In the past, Western forces were attracted to the resources offered by our deep jungles, the richness of our spices and the luxury of our fabrics. In today’s world, where culture can be consumed at the swipe of a screen, this may look a little different.
In the West, it’s cool to be “woke” about different cultures no matter how ill-informed. It’s cool to do Indian yoga, while drinking traditional Chinese tea. It’s cool to chant sacred Hindu texts and commit to a 27-step Korean beauty regimen for a happy and spiritual life. Adopting a sense of assumed primitivism from “third-world countries” as a hobby is cool, as long as you’re not actually from said third-world country.
But as personal growth often goes, these realisations always come later in life. And even in our adulthood, despite knowing all of these things, we still couldn’t quite shake off the feeling of not being a real enough Malaysian. What confused us the most was how many well-regarded theatre practitioners dedicated their study around Oriental arts (such as Artauld and his “discovery” of Balinese gamelan, an art form also practised in Malaysia), and yet, for many Malaysians, we were as clueless as we have ever been about the history of our own cultural practices.
What Gadis Ayu Terakhir aims to explore is exactly this feeling. Intracultural objectification is like a disease. It manifests as entire societies blaming themselves for the erasure of their culture; it allows them to believe that the features and traditions they were born into are inherently barbaric; it creates a feeling of loss and a longing for a community; it might even trap you in a cultural haze where you believe you’re superior because you’re not “Asian Asian”, you’re “Awkwafina Asian” - palatable and unoffensive.
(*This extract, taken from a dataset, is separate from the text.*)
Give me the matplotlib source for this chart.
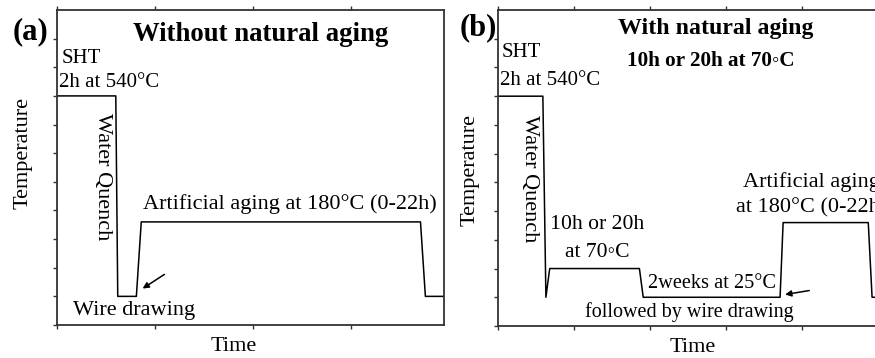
import matplotlib
matplotlib.use("Agg")
import matplotlib.pyplot as plt

plt.rcParams['font.family'] = ['Liberation Serif', 'DejaVu Serif']

# heat-treatment profiles (arbitrary time / temperature units)
time_a = [0, 0.60, 0.62, 0.81, 0.86, 3.71, 3.76, 3.96]
temp_a = [8, 8, 1, 1, 3.6, 3.6, 1, 1]

time_b = [0, 0.59, 0.63, 0.68, 1.86, 1.91, 3.71, 3.75, 4.87, 4.92, 5.1]
temp_b = [8, 8, 1, 2, 2, 1, 1, 3.6, 3.6, 1, 1]

xticks_a = [0, 1, 2, 3]
xticks_b = [0, 1, 2, 3, 4, 5]
yticks = list(range(0, 11))

W, H = 875, 358
fig = plt.figure(figsize=(W / 100, H / 100), dpi=100)

def px_axes(left, top, right, bottom):
    return fig.add_axes([left / W, 1 - bottom / H, (right - left) / W, (bottom - top) / H])

ax1 = px_axes(57, 10, 444, 325)
ax2 = px_axes(498, 10, 885, 326)

for ax, xt, xmax in [(ax1, xticks_a, 3.95), (ax2, xticks_b, 5.09)]:
    ax.set_xlim(0, xmax)
    ax.set_ylim(0, 11)
    ax.set_xticks(xt)
    ax.set_yticks(yticks)
    ax.set_xticklabels([])
    ax.set_yticklabels([])
    ax.tick_params(direction='out', length=3, width=1, color='#333333',
                   top=True, bottom=True, left=True, right=False)
    for s in ax.spines.values():
        s.set_color('#333333')
        s.set_linewidth(1.3)

fs = 16
fs_s = 15

# ---- panel (a)
ax1.plot(time_a, temp_a, color='black', lw=1.1)
ax1.set_ylabel('Temperature', fontsize=fs)
ax1.yaxis.set_label_coords(-0.062, 0.546)
ax1.set_xlabel('Time', fontsize=fs, va='top')
ax1.xaxis.set_label_coords(0.457, -0.038)
ax1.text(2.08, 10.13, 'Without natural aging', fontsize=19.3, fontweight='bold',
         ha='center', va='center')
ax1.text(0.05, 9.32, 'SHT', fontsize=fs_s, ha='left', va='center')
ax1.text(0.02, 8.48, '2h at 540°C', fontsize=fs_s, ha='left', va='center')
ax1.text(0.46, 7.40, 'Water Quench', fontsize=fs, rotation=-90, ha='center', va='top')
ax1.text(0.88, 4.22, 'Artificial aging at 180°C (0-22h)', fontsize=fs, ha='left', va='center')
ax1.text(0.16, 0.52, 'Wire drawing', fontsize=fs, ha='left', va='center')
ax1.annotate('', xy=(0.85, 1.22), xytext=(1.12, 1.82),
             arrowprops=dict(arrowstyle='-|>', color='black', lw=1.1, mutation_scale=9))
fig.text(13 / W, 1 - 32 / H, '(a)', fontsize=22, fontweight='bold', ha='left', va='center')

# ---- panel (b)
ax2.plot(time_b, temp_b, color='black', lw=1.1)
ax2.set_ylabel('Temperature', fontsize=fs)
ax2.yaxis.set_label_coords(-0.047, 0.494)
ax2.set_xlabel('Time', fontsize=fs, va='top')
ax2.xaxis.set_label_coords(0.504, -0.038)
ax2.text(2.86, 10.35, 'With natural aging', fontsize=17.2, fontweight='bold',
         ha='center', va='center')
ax2.text(2.80, 9.24, '10h or 20h at 70\u25e6C', fontsize=15.2, fontweight='bold',
         ha='center', va='center')
ax2.text(0.05, 9.51, 'SHT', fontsize=fs_s, ha='left', va='center')
ax2.text(0.03, 8.54, '2h at 540°C', fontsize=fs_s, ha='left', va='center')
ax2.text(0.42, 7.33, 'Water Quench', fontsize=fs, rotation=-90, ha='center', va='top')
ax2.text(1.30, 3.54, '10h or 20h', fontsize=15.6, ha='center', va='center')
ax2.text(1.30, 2.57, 'at 70\u25e6C', fontsize=15.6, ha='center', va='center')
ax2.text(1.97, 1.49, '2weeks at 25°C', fontsize=14.7, ha='left', va='center')
ax2.text(1.14, 0.49, 'followed by wire drawing', fontsize=14.5, ha='left', va='center')
ax2.text(4.12, 5.0, 'Artificial aging', fontsize=fs, ha='center', va='center', clip_on=False)
ax2.text(4.12, 4.10, 'at 180°C (0-22h)', fontsize=fs, ha='center', va='center', clip_on=False)
ax2.annotate('', xy=(3.74, 1.08), xytext=(4.13, 1.25),
             arrowprops=dict(arrowstyle='-|>', color='black', lw=1.1, mutation_scale=9))
fig.text(460 / W, 1 - 28 / H, '(b)', fontsize=22, fontweight='bold', ha='left', va='center')

fig.savefig('out.png', dpi=100)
Gadis Ayu Terakhir is inspired by the urban legend of Mahsuri and Langkawi. We are retelling this story in a fairytale-like format, through the use of traditional music, dances and folklore - intended to represent the reclaiming of lost identities. Gadis Ayu Terakhir is a symbol for relearning the history of a society rich in culture that Malaysia once thrived on - before globalisation and before “civilisation”.